Question: Please settle an argument: Can lenders charge prepayment penalties on new loans?
Answer: In limited cases they can. Let me explain:
One of the major issues raised by the mortgage meltdown was the use of prepayment penalties. If a borrower had a loan and wanted to refinance or pay off the debt, they often found that to do so within the first few years of origination would require a massive prepayment penalty. Example: Smith took out an option ARM and must pay a 5-percent prepayment penalty if he refinances within the first three years of the loan term. If Smith refinances after 30 months and owes $175,000 he will have to bring an extra $8,750 in cash to closing.
The cost of the prepayment penalty plus the expense to refinance were too great for many (if not most) borrowers, thus effectively locking them into mortgages with high rates and bad terms. The result was if monthly costs soared they were stuck. For instance, Fitch Ratings estimated in 2008 that the average option ARM payment increased 63 percent once start periods ended, enough to demolish many household budgets.
Even worse, if someone had to sell the property during the penalty period – say for a new job in a distant town – the fee would still apply with some loans even though the mortgage was not being refinanced.
Under the Dodd-Frank Wall Street Reform and Consumer Protection Act the rules are different.
First, the mortgage pie is divided into two parts – qualified mortgages and non-qualified mortgages. An example of a non-qualified loan might be an interest-only jumbo mortgage.
Second, lenders may charge prepayment penalties only with qualified mortgages.
Third, a “qualified mortgage” is an FHA, VA or conventional loan, or a “portfolio” loan that meets certain standards. A portfolio loan is a mortgage that a lender originates and keeps, it is not sold to another lender.
Fourth, there are no prepayment penalties allowed with FHA, VA or conventional loans. Therefore, the only place where you can find a prepayment penalty today is with a portfolio mortgage thsy meets the standards to be a qualified mortgage.
Fifth, the maximum penalty is restricted to the following schedule: 2 percent the first year, 2 percent the second year, 1 percent the third year and nothing thereafter.
Sixth, be aware that a form of prepayment penalty – what are called “post-payment interest charges” – will continue for FHA loans until Jan. 21, 2015. Close after that date and you get a penalty-free FHA mortgage.
FHA loans – which have relatively-modest prepayment penalties equal to no more than one month's interest – can be used to give some sense of how big the problem really is. According to HUD, “nearly two-thirds of borrowers who prepaid their mortgage in full in 2012 paid post-settlement interest.
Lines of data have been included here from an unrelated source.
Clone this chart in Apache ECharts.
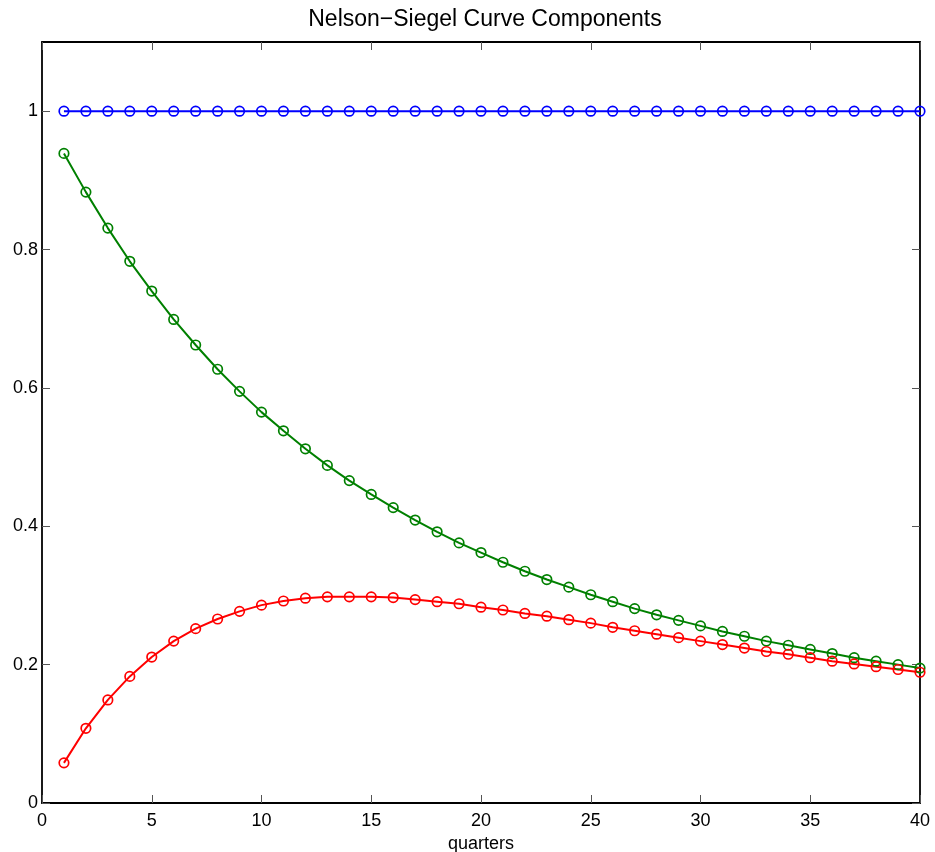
<!DOCTYPE html>
<html>
<head>
<meta charset="utf-8">
<script src="https://cdn.jsdelivr.net/npm/echarts@6/dist/echarts.min.js"></script>
<style>
  html, body { margin: 0; padding: 0; background: #fff; }
  #chart { width: 935px; height: 852px; }
</style>
</head>
<body>
<div id="chart"></div>
<script>
// quarters 1..40
var quarters = [1,2,3,4,5,6,7,8,9,10,11,12,13,14,15,16,17,18,19,20,
  21,22,23,24,25,26,27,28,29,30,31,32,33,34,35,36,37,38,39,40];
// level (blue)
var level = [1,1,1,1,1,1,1,1,1,1,1,1,1,1,1,1,1,1,1,1,
  1,1,1,1,1,1,1,1,1,1,1,1,1,1,1,1,1,1,1,1];
// slope (green)
var slope = [0.939,0.883,0.831,0.783,0.740,0.699,0.662,0.627,0.595,0.565,
  0.538,0.512,0.488,0.466,0.446,0.427,0.409,0.392,0.376,0.362,
  0.348,0.335,0.323,0.312,0.301,0.291,0.281,0.272,0.264,0.256,
  0.248,0.241,0.234,0.228,0.222,0.216,0.210,0.205,0.200,0.195];
// curvature (red)
var curvature = [0.058,0.108,0.149,0.183,0.211,0.234,0.252,0.266,0.277,0.286,
  0.292,0.296,0.298,0.298,0.298,0.297,0.294,0.291,0.288,0.283,
  0.279,0.274,0.270,0.265,0.260,0.254,0.249,0.244,0.239,0.234,
  0.229,0.224,0.219,0.215,0.210,0.205,0.201,0.197,0.193,0.189];
var yTicks = [0, 0.2, 0.4, 0.6, 0.8, 1];

function pairs(vals) {
  return quarters.map(function (q, i) { return [q, vals[i]]; });
}

var font = 'Liberation Sans, Arial, Helvetica, sans-serif';
var chart = echarts.init(document.getElementById('chart'));

var tickStyle = { show: true, inside: true, length: 8, lineStyle: { color: '#555', width: 1 } };
var lineStyle = { show: true, onZero: false, lineStyle: { color: '#000', width: 1.8 } };

function makeSeries(name, color, vals) {
  return {
    name: name,
    type: 'line',
    data: pairs(vals),
    symbol: 'circle',
    symbolSize: 9.5,
    showAllSymbol: true,
    lineStyle: { color: color, width: 2 },
    itemStyle: { color: 'rgba(0,0,0,0)', borderColor: color, borderWidth: 1.7 },
    emphasis: { disabled: true },
    animation: false
  };
}

chart.setOption({
  backgroundColor: '#fff',
  animation: false,
  title: {
    text: 'Nelson\u2212Siegel Curve Components',
    left: 480,
    top: 3,
    textAlign: 'center',
    textStyle: { fontFamily: font, fontSize: 23, fontWeight: 'normal', color: '#000' }
  },
  grid: { left: 42, right: 15, top: 42, bottom: 49, containLabel: false, outerBoundsMode: 'none' },
  xAxis: [{
    type: 'value',
    min: 0, max: 40, interval: 5,
    position: 'bottom',
    name: 'quarters',
    nameLocation: 'middle',
    nameGap: 23,
    nameTextStyle: { fontFamily: font, fontSize: 18, color: '#000' },
    axisLine: lineStyle,
    axisTick: tickStyle,
    splitLine: { show: false },
    axisLabel: { fontFamily: font, fontSize: 18, color: '#000', margin: 9 }
  }, {
    type: 'value',
    min: 0, max: 40, interval: 5,
    position: 'top',
    axisLine: lineStyle,
    axisTick: tickStyle,
    splitLine: { show: false },
    axisLabel: { show: false }
  }],
  yAxis: [{
    type: 'value',
    min: 0, max: 1.1, interval: 0.2,
    position: 'left',
    axisLine: lineStyle,
    axisTick: Object.assign({ customValues: yTicks }, tickStyle),
    splitLine: { show: false },
    axisLabel: {
      fontFamily: font, fontSize: 18, color: '#000', margin: 4,
      customValues: yTicks,
      formatter: function (v) { return String(+(+v).toFixed(1)); }
    }
  }, {
    type: 'value',
    min: 0, max: 1.1, interval: 0.2,
    position: 'right',
    axisLine: lineStyle,
    axisTick: Object.assign({ customValues: yTicks }, tickStyle),
    splitLine: { show: false },
    axisLabel: { show: false }
  }],
  series: [
    makeSeries('level', '#0000ff', level),
    makeSeries('slope', '#008000', slope),
    makeSeries('curvature', '#ff0000', curvature)
  ]
});
</script>
</body>
</html>
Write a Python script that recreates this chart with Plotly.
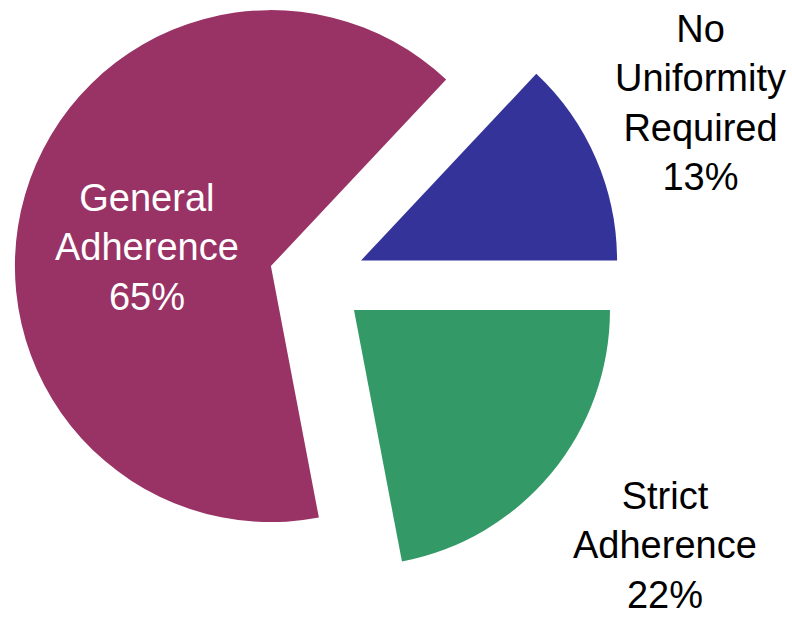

The estimated amount of post-settlement interest these borrowers pay amounts to $449 million.”
For more information speak with lenders. If you're considering an FHA loan and are set to close around the end of January, it might be very much in your interest to assure that you settle after the 21st and that your loan does not allow a post-payment interest fee, a prepayment penalty by any definition.